For the record, this is not a new issue. Going back to 1972, again to the Paris Review, we find Eudora Welty confronting the same issue:

A writer’s whole feeling, the force of his whole life, can go into a story—but what he’s worked for is to get an objective piece down on paper. That should be read instead of some account of his life, with that understanding—here is something which now exists and was made by the hands of this person. Read it for what it is. It doesn’t even matter too much whose hands they were. Well, of course, it does—I was just exaggerating to prove my point. But your private life should be kept private. My own I don’t think would particularly interest anybody, for that matter. But I’d guard it; I feel strongly about that. They’d have a hard time trying to find something about me. I think I’d better burn everything up. It’s best to burn letters, but at least I’ve never kept diaries or journals.
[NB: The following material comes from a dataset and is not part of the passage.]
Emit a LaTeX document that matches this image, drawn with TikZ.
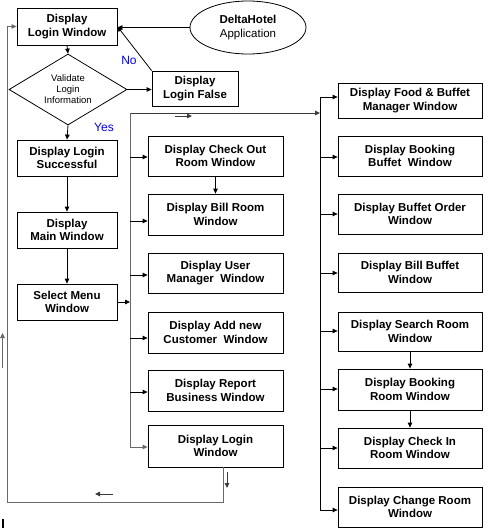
\documentclass[tikz,border=0pt]{standalone}
\usepackage{fontspec}
\setmainfont{Liberation Sans}
\usetikzlibrary{shapes.geometric,arrows.meta}
\definecolor{lgray}{RGB}{105,105,105}
\definecolor{dgray}{RGB}{60,60,60}
\definecolor{lblblue}{RGB}{0,0,230}
\begin{document}
\begin{tikzpicture}[x=1pt,y=-1pt,
  box/.style={draw=black,line width=0.8pt,align=center,inner sep=0pt,
    font=\fontsize{11.5}{13.5}\selectfont\bfseries},
  lbox/.style={box,minimum width=100pt},
  mbox/.style={box,minimum width=135pt},
  rbox/.style={box,minimum width=144pt},
  dia/.style={draw=black,line width=0.8pt,diamond,aspect=1.66,inner sep=0pt,
    minimum width=118pt,minimum height=71pt,align=center,
    font=\fontsize{9.5}{11}\selectfont},
  app/.style={draw=black,line width=0.8pt,ellipse,inner sep=0pt,
    minimum width=116pt,minimum height=53pt,align=center,
    font=\fontsize{11.5}{14}\selectfont},
  lbl/.style={text=lblblue,inner sep=0pt,font=\fontsize{12}{14}\selectfont},
  arr/.style={-{Triangle[length=5pt,width=4.5pt]},line width=0.8pt},
  con/.style={line width=0.8pt},
  gline/.style={draw=lgray,line width=1pt},
  dline/.style={draw=dgray,line width=1pt}]
\fill[white] (0,0) rectangle (488,530);
\useasboundingbox (0,0) rectangle (488,530);

% left column
\node[lbox,minimum height=37pt] (lw) at (67,26.5) {Display\\Login Window};
\node[dia] (val) at (68,89.5) {Validate\\Login\\Information};
\node[lbox,minimum height=36pt] (ls) at (67,158) {Display Login\\Successful};
\node[lbox,minimum height=36pt] (mw) at (67,230) {Display\\Main Window};
\node[lbox,minimum height=36pt] (sm) at (67,302) {Select Menu\\Window};
\node[box,minimum width=86pt,minimum height=35pt] (lf) at (195,88.5) {Display\\Login False};
\node[app] (ap) at (248,27.5) {\textbf{DeltaHotel}\\Application};
\node[lbl] (no) at (129,60) {No};
\node[lbl] (yes) at (104,127) {Yes};

% middle column
\node[mbox,minimum height=40pt] (co) at (215.5,156) {Display Check Out\\Room Window};
\node[mbox,minimum height=41pt] (br) at (215.5,214.5) {Display Bill Room\\Window};
\node[mbox,minimum height=40pt] (um) at (215.5,273) {Display User\\Manager\ \ Window};
\node[mbox,minimum height=41pt] (ac) at (215.5,332.5) {Display Add new\\Customer\ \ Window};
\node[mbox,minimum height=41pt] (rb) at (215.5,390.5) {Display Report\\Business Window};
\node[mbox,minimum height=42pt] (lw2) at (215.5,446) {Display Login\\Window};

% right column
\node[rbox,minimum height=35pt] (fb) at (410,100.5) {Display Food \& Buffet\\Manager Window};
\node[rbox,minimum height=40pt] (bb) at (410,156) {Display Booking\\Buffet\ \ Window};
\node[rbox,minimum height=40pt] (bo) at (410,214) {Display Buffet Order\\Window};
\node[rbox,minimum height=39pt] (bl) at (410,272.5) {Display Bill Buffet\\Window};
\node[rbox,minimum height=39pt] (sr) at (410,331.5) {Display Search Room\\Window};
\node[rbox,minimum height=41pt] (bk) at (410,389.5) {Display Booking\\Room Window};
\node[rbox,minimum height=40pt] (ci) at (410,448) {Display Check In\\Room Window};
\node[rbox,minimum height=40pt] (ch) at (410,507) {Display Change Room\\Window};

% coordinates
\coordinate (m0) at (130,113);
\coordinate (m1) at (130,157);
\coordinate (m2) at (130,221);
\coordinate (m3) at (130,275);
\coordinate (m4) at (130,338);
\coordinate (m5) at (130,392);
\coordinate (m7) at (130,447);
\coordinate (r0) at (320,113);
\coordinate (r1) at (320,97);
\coordinate (r2) at (320,157);
\coordinate (r3) at (320,214);
\coordinate (r4) at (320,273);
\coordinate (r5) at (320,331);
\coordinate (r6) at (320,389);
\coordinate (r7) at (320,448);
\coordinate (r8) at (320,510);
\coordinate (b1) at (223,502);
\coordinate (b2) at (7,502);
\coordinate (b3) at (7,26.5);

% left column connectors
\draw[arr] (lw.south) -- (val.north);
\draw[arr] (val.south) -- (ls.north);
\draw[arr] (ls.south) -- (mw.north);
\draw[arr] (mw.south) -- (sm.north);
\draw[arr] (val.east) -- (val.east -| lf.west);
\draw[arr] (lf.north west) -- (lw.east);
\draw[arr] (ap.west) -- (ap.west -| lw.east);
\draw[arr] (sm.east) -- (sm.east -| m0);

% middle spine
\draw[arr,dline] (m0) -- (r0);
\draw[arr,gline] (m0) -- (m7) -- (m7 -| lw2.west);
\draw[arr] (m1) -- (m1 -| co.west);
\draw[arr] (m2) -- (m2 -| br.west);
\draw[arr] (m3) -- (m3 -| um.west);
\draw[arr] (m4) -- (m4 -| ac.west);
\draw[arr] (m5) -- (m5 -| rb.west);
\draw[arr] (co.south) -- (br.north);

% right spine
\draw[con] (r1) -- (r8);
\draw[arr] (r1) -- (r1 -| fb.west);
\draw[arr] (r2) -- (r2 -| bb.west);
\draw[arr] (r3) -- (r3 -| bo.west);
\draw[arr] (r4) -- (r4 -| bl.west);
\draw[arr] (r5) -- (r5 -| sr.west);
\draw[arr] (r6) -- (r6 -| bk.west);
\draw[arr] (r7) -- (r7 -| ci.west);
\draw[arr] (r8) -- (r8 -| ch.west);
\draw[arr] (sr.south) -- (bk.north);
\draw[arr] (bk.south) -- (ci.north);

% loop back
\draw[arr,gline] (lw2.south -| b1) -- (b1) -- (b2) -- (b3) -- (lw.west);

% small direction arrows
\coordinate (s1a) at (175,116);
\coordinate (s1b) at (192,116);
\draw[arr,dline] (s1a) -- (s1b);
\coordinate (s2a) at (227,472);
\coordinate (s2b) at (227,488);
\draw[arr,dline] (s2a) -- (s2b);
\coordinate (s3a) at (113,494);
\coordinate (s3b) at (95,494);
\draw[arr,dline] (s3a) -- (s3b);
\coordinate (s4a) at (2.5,368);
\coordinate (s4b) at (2.5,333);
\draw[arr,gline] (s4a) -- (s4b);

% mark at bottom left
\coordinate (k1) at (3,519);
\coordinate (k2) at (3,528);
\draw[line width=2pt] (k1) -- (k2);
\end{tikzpicture}
\end{document}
So then not a new problem, just one I think the social media, and shoot first, ask questions later (if at all) nature of public discourse in America in 2022, has made worse. Now we don’t just have to write great books, we have to be great celebrities. And even some “celebrity writers” didn’t necessarily set out to be that. Even Hunter S. Thompson said, “I was never trying, necessarily, to be an outlaw. It was just the place in which I found myself.”

Can someone write the Great American Novel and not be forced onto a stage they can never feel comfortable on? Can we be public authors and private people?

Before I end with the requisite list of social media links to me, I’ll give the final word to Sylvia Plath:

Winning or losing an argument, receiving an acceptance or rejection, is no proof of the validity or value of personal identity. One may be wrong, mistaken, or a poor craftsman, or just ignorant—but this is no indication of the true worth of one’s total human identity: past, present & future!